**RECORDED DATA**:
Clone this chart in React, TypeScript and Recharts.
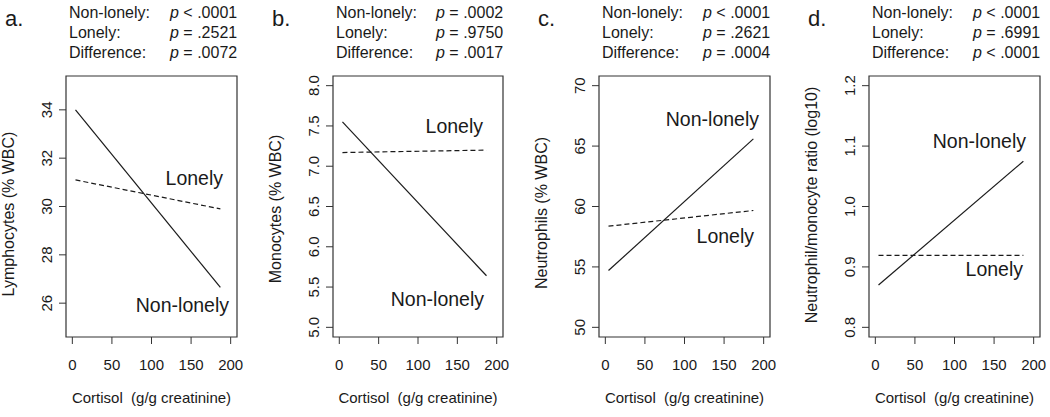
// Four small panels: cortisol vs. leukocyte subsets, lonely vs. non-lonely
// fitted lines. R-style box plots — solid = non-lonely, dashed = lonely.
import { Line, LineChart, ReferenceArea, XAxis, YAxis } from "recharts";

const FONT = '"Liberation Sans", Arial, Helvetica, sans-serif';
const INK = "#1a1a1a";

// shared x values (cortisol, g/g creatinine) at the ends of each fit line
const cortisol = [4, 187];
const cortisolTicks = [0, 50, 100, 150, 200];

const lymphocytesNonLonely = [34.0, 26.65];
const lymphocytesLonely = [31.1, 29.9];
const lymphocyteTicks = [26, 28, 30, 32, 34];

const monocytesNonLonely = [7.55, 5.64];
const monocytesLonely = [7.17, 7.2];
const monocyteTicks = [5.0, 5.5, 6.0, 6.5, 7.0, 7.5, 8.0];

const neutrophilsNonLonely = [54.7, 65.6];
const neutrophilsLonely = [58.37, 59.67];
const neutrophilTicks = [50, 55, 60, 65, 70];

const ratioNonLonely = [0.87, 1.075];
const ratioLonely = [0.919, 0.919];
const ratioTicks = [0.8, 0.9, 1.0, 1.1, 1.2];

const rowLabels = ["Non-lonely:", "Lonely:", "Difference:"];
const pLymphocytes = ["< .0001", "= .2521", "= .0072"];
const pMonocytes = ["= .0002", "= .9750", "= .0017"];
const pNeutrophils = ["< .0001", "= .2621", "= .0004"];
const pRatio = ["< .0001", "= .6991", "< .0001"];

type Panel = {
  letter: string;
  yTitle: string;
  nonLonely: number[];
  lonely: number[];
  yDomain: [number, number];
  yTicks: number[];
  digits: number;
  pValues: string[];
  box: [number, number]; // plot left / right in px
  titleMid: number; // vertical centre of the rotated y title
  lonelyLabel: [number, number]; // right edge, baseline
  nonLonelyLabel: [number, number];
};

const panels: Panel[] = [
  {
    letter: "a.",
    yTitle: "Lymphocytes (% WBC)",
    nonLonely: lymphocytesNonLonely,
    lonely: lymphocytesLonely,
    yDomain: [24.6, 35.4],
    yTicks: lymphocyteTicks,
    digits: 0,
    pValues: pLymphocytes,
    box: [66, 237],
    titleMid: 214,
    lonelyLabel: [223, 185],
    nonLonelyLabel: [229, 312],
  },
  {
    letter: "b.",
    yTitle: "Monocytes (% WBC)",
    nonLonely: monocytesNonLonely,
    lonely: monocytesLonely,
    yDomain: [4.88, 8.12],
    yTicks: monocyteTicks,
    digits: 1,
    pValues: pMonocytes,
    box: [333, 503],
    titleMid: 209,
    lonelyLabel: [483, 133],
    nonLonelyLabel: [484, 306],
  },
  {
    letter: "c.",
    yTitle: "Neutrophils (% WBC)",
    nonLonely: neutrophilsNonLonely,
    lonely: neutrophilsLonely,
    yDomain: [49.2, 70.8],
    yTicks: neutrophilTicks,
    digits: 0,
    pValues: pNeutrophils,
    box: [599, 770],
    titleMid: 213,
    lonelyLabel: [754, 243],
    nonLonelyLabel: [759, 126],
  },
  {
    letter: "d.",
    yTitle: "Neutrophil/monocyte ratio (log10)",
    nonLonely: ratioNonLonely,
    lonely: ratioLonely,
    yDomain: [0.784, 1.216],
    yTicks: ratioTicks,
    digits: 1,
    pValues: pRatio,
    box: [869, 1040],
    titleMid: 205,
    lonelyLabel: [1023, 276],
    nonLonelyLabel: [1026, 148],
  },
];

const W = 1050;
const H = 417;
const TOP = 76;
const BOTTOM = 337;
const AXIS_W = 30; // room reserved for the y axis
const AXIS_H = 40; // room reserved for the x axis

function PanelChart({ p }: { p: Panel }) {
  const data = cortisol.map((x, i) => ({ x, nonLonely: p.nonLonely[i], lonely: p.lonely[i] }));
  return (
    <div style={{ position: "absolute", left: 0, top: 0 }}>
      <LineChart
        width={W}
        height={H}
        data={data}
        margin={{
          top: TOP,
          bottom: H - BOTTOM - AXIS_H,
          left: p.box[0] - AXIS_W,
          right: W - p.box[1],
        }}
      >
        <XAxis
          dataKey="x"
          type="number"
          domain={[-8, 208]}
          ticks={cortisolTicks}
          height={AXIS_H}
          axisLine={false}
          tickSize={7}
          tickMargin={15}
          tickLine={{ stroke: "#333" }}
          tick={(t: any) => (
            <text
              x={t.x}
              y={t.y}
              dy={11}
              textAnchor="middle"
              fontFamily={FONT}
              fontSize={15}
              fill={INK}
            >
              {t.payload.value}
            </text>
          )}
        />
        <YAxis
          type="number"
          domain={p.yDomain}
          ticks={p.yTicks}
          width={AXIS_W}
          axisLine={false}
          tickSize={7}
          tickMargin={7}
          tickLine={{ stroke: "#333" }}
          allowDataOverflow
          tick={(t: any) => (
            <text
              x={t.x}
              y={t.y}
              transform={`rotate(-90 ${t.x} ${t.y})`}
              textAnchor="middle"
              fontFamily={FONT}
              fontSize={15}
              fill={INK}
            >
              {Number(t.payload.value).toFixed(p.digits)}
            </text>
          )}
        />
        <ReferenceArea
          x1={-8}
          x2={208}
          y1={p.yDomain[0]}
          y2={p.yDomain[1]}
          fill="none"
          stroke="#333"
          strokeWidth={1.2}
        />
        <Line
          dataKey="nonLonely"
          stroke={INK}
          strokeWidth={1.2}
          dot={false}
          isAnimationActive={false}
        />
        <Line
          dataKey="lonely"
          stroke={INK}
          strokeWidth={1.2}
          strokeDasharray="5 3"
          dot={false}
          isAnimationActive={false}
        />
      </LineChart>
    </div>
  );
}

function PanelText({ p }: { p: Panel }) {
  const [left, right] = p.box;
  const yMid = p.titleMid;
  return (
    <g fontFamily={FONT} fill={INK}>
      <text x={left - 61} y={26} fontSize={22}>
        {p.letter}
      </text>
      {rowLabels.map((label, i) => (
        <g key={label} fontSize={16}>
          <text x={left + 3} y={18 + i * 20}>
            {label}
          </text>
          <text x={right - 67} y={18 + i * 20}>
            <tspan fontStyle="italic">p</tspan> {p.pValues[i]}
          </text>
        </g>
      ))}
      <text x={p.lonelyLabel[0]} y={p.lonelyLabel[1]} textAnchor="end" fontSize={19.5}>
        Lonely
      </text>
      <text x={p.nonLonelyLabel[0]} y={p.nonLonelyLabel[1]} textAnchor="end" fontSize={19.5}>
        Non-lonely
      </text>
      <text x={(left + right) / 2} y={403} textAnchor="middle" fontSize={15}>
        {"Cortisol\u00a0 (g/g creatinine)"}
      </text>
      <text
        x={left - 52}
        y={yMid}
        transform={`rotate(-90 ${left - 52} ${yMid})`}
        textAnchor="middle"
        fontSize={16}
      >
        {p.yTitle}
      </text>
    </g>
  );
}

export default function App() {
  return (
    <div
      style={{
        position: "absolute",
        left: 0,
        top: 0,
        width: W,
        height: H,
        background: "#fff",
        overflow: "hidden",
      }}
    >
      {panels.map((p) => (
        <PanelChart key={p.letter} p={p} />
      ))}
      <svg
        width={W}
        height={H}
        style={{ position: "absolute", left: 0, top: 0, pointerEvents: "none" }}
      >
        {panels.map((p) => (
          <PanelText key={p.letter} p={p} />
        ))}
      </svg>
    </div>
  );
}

**GOAL**:
Quote in full the listing given above; the images are to be left out.

**SOLVED EXERCISE**:
Clone this chart in React, TypeScript and Recharts.
// Four small panels: cortisol vs. leukocyte subsets, lonely vs. non-lonely
// fitted lines. R-style box plots — solid = non-lonely, dashed = lonely.
import { Line, LineChart, ReferenceArea, XAxis, YAxis } from "recharts";

const FONT = '"Liberation Sans", Arial, Helvetica, sans-serif';
const INK = "#1a1a1a";

// shared x values (cortisol, g/g creatinine) at the ends of each fit line
const cortisol = [4, 187];
const cortisolTicks = [0, 50, 100, 150, 200];

const lymphocytesNonLonely = [34.0, 26.65];
const lymphocytesLonely = [31.1, 29.9];
const lymphocyteTicks = [26, 28, 30, 32, 34];

const monocytesNonLonely = [7.55, 5.64];
const monocytesLonely = [7.17, 7.2];
const monocyteTicks = [5.0, 5.5, 6.0, 6.5, 7.0, 7.5, 8.0];

const neutrophilsNonLonely = [54.7, 65.6];
const neutrophilsLonely = [58.37, 59.67];
const neutrophilTicks = [50, 55, 60, 65, 70];

const ratioNonLonely = [0.87, 1.075];
const ratioLonely = [0.919, 0.919];
const ratioTicks = [0.8, 0.9, 1.0, 1.1, 1.2];

const rowLabels = ["Non-lonely:", "Lonely:", "Difference:"];
const pLymphocytes = ["< .0001", "= .2521", "= .0072"];
const pMonocytes = ["= .0002", "= .9750", "= .0017"];
const pNeutrophils = ["< .0001", "= .2621", "= .0004"];
const pRatio = ["< .0001", "= .6991", "< .0001"];

type Panel = {
  letter: string;
  yTitle: string;
  nonLonely: number[];
  lonely: number[];
  yDomain: [number, number];
  yTicks: number[];
  digits: number;
  pValues: string[];
  box: [number, number]; // plot left / right in px
  titleMid: number; // vertical centre of the rotated y title
  lonelyLabel: [number, number]; // right edge, baseline
  nonLonelyLabel: [number, number];
};

const panels: Panel[] = [
  {
    letter: "a.",
    yTitle: "Lymphocytes (% WBC)",
    nonLonely: lymphocytesNonLonely,
    lonely: lymphocytesLonely,
    yDomain: [24.6, 35.4],
    yTicks: lymphocyteTicks,
    digits: 0,
    pValues: pLymphocytes,
    box: [66, 237],
    titleMid: 214,
    lonelyLabel: [223, 185],
    nonLonelyLabel: [229, 312],
  },
  {
    letter: "b.",
    yTitle: "Monocytes (% WBC)",
    nonLonely: monocytesNonLonely,
    lonely: monocytesLonely,
    yDomain: [4.88, 8.12],
    yTicks: monocyteTicks,
    digits: 1,
    pValues: pMonocytes,
    box: [333, 503],
    titleMid: 209,
    lonelyLabel: [483, 133],
    nonLonelyLabel: [484, 306],
  },
  {
    letter: "c.",
    yTitle: "Neutrophils (% WBC)",
    nonLonely: neutrophilsNonLonely,
    lonely: neutrophilsLonely,
    yDomain: [49.2, 70.8],
    yTicks: neutrophilTicks,
    digits: 0,
    pValues: pNeutrophils,
    box: [599, 770],
    titleMid: 213,
    lonelyLabel: [754, 243],
    nonLonelyLabel: [759, 126],
  },
  {
    letter: "d.",
    yTitle: "Neutrophil/monocyte ratio (log10)",
    nonLonely: ratioNonLonely,
    lonely: ratioLonely,
    yDomain: [0.784, 1.216],
    yTicks: ratioTicks,
    digits: 1,
    pValues: pRatio,
    box: [869, 1040],
    titleMid: 205,
    lonelyLabel: [1023, 276],
    nonLonelyLabel: [1026, 148],
  },
];

const W = 1050;
const H = 417;
const TOP = 76;
const BOTTOM = 337;
const AXIS_W = 30; // room reserved for the y axis
const AXIS_H = 40; // room reserved for the x axis

function PanelChart({ p }: { p: Panel }) {
  const data = cortisol.map((x, i) => ({ x, nonLonely: p.nonLonely[i], lonely: p.lonely[i] }));
  return (
    <div style={{ position: "absolute", left: 0, top: 0 }}>
      <LineChart
        width={W}
        height={H}
        data={data}
        margin={{
          top: TOP,
          bottom: H - BOTTOM - AXIS_H,
          left: p.box[0] - AXIS_W,
          right: W - p.box[1],
        }}
      >
        <XAxis
          dataKey="x"
          type="number"
          domain={[-8, 208]}
          ticks={cortisolTicks}
          height={AXIS_H}
          axisLine={false}
          tickSize={7}
          tickMargin={15}
          tickLine={{ stroke: "#333" }}
          tick={(t: any) => (
            <text
              x={t.x}
              y={t.y}
              dy={11}
              textAnchor="middle"
              fontFamily={FONT}
              fontSize={15}
              fill={INK}
            >
              {t.payload.value}
            </text>
          )}
        />
        <YAxis
          type="number"
          domain={p.yDomain}
          ticks={p.yTicks}
          width={AXIS_W}
          axisLine={false}
          tickSize={7}
          tickMargin={7}
          tickLine={{ stroke: "#333" }}
          allowDataOverflow
          tick={(t: any) => (
            <text
              x={t.x}
              y={t.y}
              transform={`rotate(-90 ${t.x} ${t.y})`}
              textAnchor="middle"
              fontFamily={FONT}
              fontSize={15}
              fill={INK}
            >
              {Number(t.payload.value).toFixed(p.digits)}
            </text>
          )}
        />
        <ReferenceArea
          x1={-8}
          x2={208}
          y1={p.yDomain[0]}
          y2={p.yDomain[1]}
          fill="none"
          stroke="#333"
          strokeWidth={1.2}
        />
        <Line
          dataKey="nonLonely"
          stroke={INK}
          strokeWidth={1.2}
          dot={false}
          isAnimationActive={false}
        />
        <Line
          dataKey="lonely"
          stroke={INK}
          strokeWidth={1.2}
          strokeDasharray="5 3"
          dot={false}
          isAnimationActive={false}
        />
      </LineChart>
    </div>
  );
}

function PanelText({ p }: { p: Panel }) {
  const [left, right] = p.box;
  const yMid = p.titleMid;
  return (
    <g fontFamily={FONT} fill={INK}>
      <text x={left - 61} y={26} fontSize={22}>
        {p.letter}
      </text>
      {rowLabels.map((label, i) => (
        <g key={label} fontSize={16}>
          <text x={left + 3} y={18 + i * 20}>
            {label}
          </text>
          <text x={right - 67} y={18 + i * 20}>
            <tspan fontStyle="italic">p</tspan> {p.pValues[i]}
          </text>
        </g>
      ))}
      <text x={p.lonelyLabel[0]} y={p.lonelyLabel[1]} textAnchor="end" fontSize={19.5}>
        Lonely
      </text>
      <text x={p.nonLonelyLabel[0]} y={p.nonLonelyLabel[1]} textAnchor="end" fontSize={19.5}>
        Non-lonely
      </text>
      <text x={(left + right) / 2} y={403} textAnchor="middle" fontSize={15}>
        {"Cortisol\u00a0 (g/g creatinine)"}
      </text>
      <text
        x={left - 52}
        y={yMid}
        transform={`rotate(-90 ${left - 52} ${yMid})`}
        textAnchor="middle"
        fontSize={16}
      >
        {p.yTitle}
      </text>
    </g>
  );
}

export default function App() {
  return (
    <div
      style={{
        position: "absolute",
        left: 0,
        top: 0,
        width: W,
        height: H,
        background: "#fff",
        overflow: "hidden",
      }}
    >
      {panels.map((p) => (
        <PanelChart key={p.letter} p={p} />
      ))}
      <svg
        width={W}
        height={H}
        style={{ position: "absolute", left: 0, top: 0, pointerEvents: "none" }}
      >
        {panels.map((p) => (
          <PanelText key={p.letter} p={p} />
        ))}
      </svg>
    </div>
  );
}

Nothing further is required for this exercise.